Читать «Мистер Смит и рай земной. Изобретение благосостояния» онлайн - страница 3

Георг фон Вальвиц

Лучшие семейства Франции в те времена составляли небольшую клику, жизнь которой с любой точки зрения ничем не была отягощена. Ришелье в XVII веке не только забрал у аристократов власть, но и избавил их от ответственности, перекроив всё государство под короля. Им остались только привилегии и финансовые средства для беззаботной жизни. Желанная государству оторванность аристократии от реальности позволяла ей проводить жизнь в глупостях и сплетнях. Во Франции XVIII века как никогда культивировалось искусство молвы (как правило, дурной). Тонкий ум ценился скорее тогда, когда он был обаятельным, нежели когда был полон глубокого смысла. Острое словцо имело вес, если оно было не только метким, но и уничижительным. Жизнь тех десяти тысяч людей, что входили в высшее общество, была изысканной, но при этом скучной и пустой.

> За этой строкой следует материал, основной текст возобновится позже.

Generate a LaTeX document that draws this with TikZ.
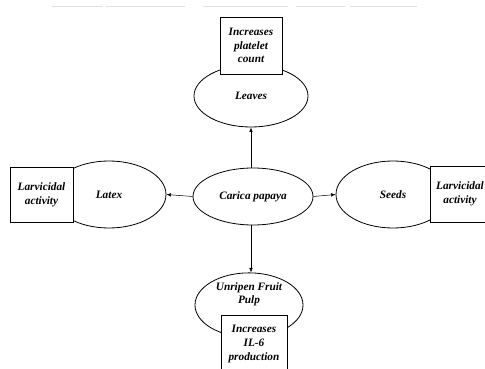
\documentclass[tikz,border=0pt]{standalone}
\usepackage{fontspec}
\setmainfont{Liberation Serif}
\usetikzlibrary{shapes.geometric,arrows.meta}
\begin{document}
\begin{tikzpicture}[x=1pt,y=-1pt,
  lbl/.style={font=\fontsize{11.3}{13.8}\selectfont\bfseries\itshape, align=center},
  oval/.style={ellipse, draw, line width=0.8pt, fill=white, inner sep=0pt, lbl},
  tbox/.style={rectangle, draw, line width=0.8pt, fill=white, inner sep=0pt, lbl},
  arr/.style={line width=0.5pt, -{Latex[length=4.5pt,width=3.5pt]}},
  scan/.style={draw=black!12, line width=1pt}]
\useasboundingbox (0,0) rectangle (485,369);
\clip (0,0) rectangle (485,369);
% faint scan lines at top
\draw[scan] (52,7) -- (103,7);
\draw[scan] (106,7) -- (185,7);
\draw[scan] (203,7) -- (288,7);
\draw[scan] (296,7) -- (345,7);
\draw[scan] (350,7) -- (417,7);
% ellipses
\node[oval, minimum width=120pt, minimum height=57pt] (c) at (253,196.5) {Carica papaya};
\node[oval, minimum width=114pt, minimum height=62pt] (l) at (251,96) {Leaves};
\node[oval, minimum width=114pt, minimum height=67pt] (x) at (109,194.5) {Latex};
\node[oval, minimum width=114pt, minimum height=67pt] (s) at (393,194.5) {Seeds};
\node[oval, minimum width=108pt, minimum height=60pt] (u) at (249,305) {Unripen Fruit\\Pulp\\[10pt]};
% boxes
\node[tbox, minimum width=62pt, minimum height=57pt] (bt) at (251,45.5) {Increases\\platelet\\count};
\node[tbox, minimum width=63pt, minimum height=55pt] (bl) at (41.5,194.5) {Larvicidal\\activity};
\node[tbox, minimum width=60pt, minimum height=56pt] (br) at (460,194) {Larvicidal\\activity};
\node[tbox, minimum width=66pt, minimum height=58pt] (bb) at (254,344) {Increases\\IL-6\\production};
% arrows
\draw[arr] (l.south |- c.north) -- (l.south);
\draw[arr] (l.south |- c.south) -- (l.south |- u.north);
\draw[arr] (c.west) -- (x.east);
\draw[arr] (c.east) -- (s.west);
\end{tikzpicture}
\end{document}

Между тем дела у Франции шли не блестяще. Торговля была задушена по причинам господствовавших тогда экономических теорий физиократов и меркантилистов, налогообложение было коррумпировано, а государственная казна пуста. Придворный штат, который ориентировался скорее на свои потребности, чем на возможности, и воинство, в последнее время всё менее доблестное, но от этого не менее затратное, ввергало государство в большие долги. Общее разложение коснулось и церкви, священство которой редко было в состоянии жить так, как проповедовало. Оно потеряло свой авторитет и подвергалось насмешкам придворных. Епископат, порождённый церковью, был преимущественно того же пошиба, что и Ришелье, но редко того же калибра.

Вольтер стремился пробиться в благородное общество и старался избавиться от всего, что могло выдать его происхождение. Чтобы забыли его положение, он сменил свою мещанскую фамилию Аруэ на де Вольтер. За ранний поэтический триумф король присудил ему ежегодный пенсион, и он прекрасно находил общий язык с мадам де При, влиятельной фавориткой принца Конде. Стиль его был блестящим, темы очень подходили ко времени, и он никогда не давал скучать ни себе, ни пригласившим его хозяевам. Франция XVIII века ценила остроумных людей, поскольку элита не занималась ни политикой (нежелательной для короля), ни экономикой (она была слишком груба), а войну рассматривала как нечто вроде приключенческой игры. Ей оставалась лишь ужасная скука при дворе, обращение к религии, которая пребывала в прискорбном состоянии, или занятия художественной литературой. По-настоящему волнующим было лишь последнее, ибо французский язык открывал доступ ко всей европейской культуре. Кто уважал себя, тот говорил и писал по-французски (языком науки, впрочем, как была, так и оставалась латынь), французская мода была «последним писком» от Санкт-Петербурга до Лиссабона, а пьесы Расина и Корнеля задавали тон на подмостках всего континента, тогда как Шекспир был дохлой собакой (которая, как известно, больше не кусается).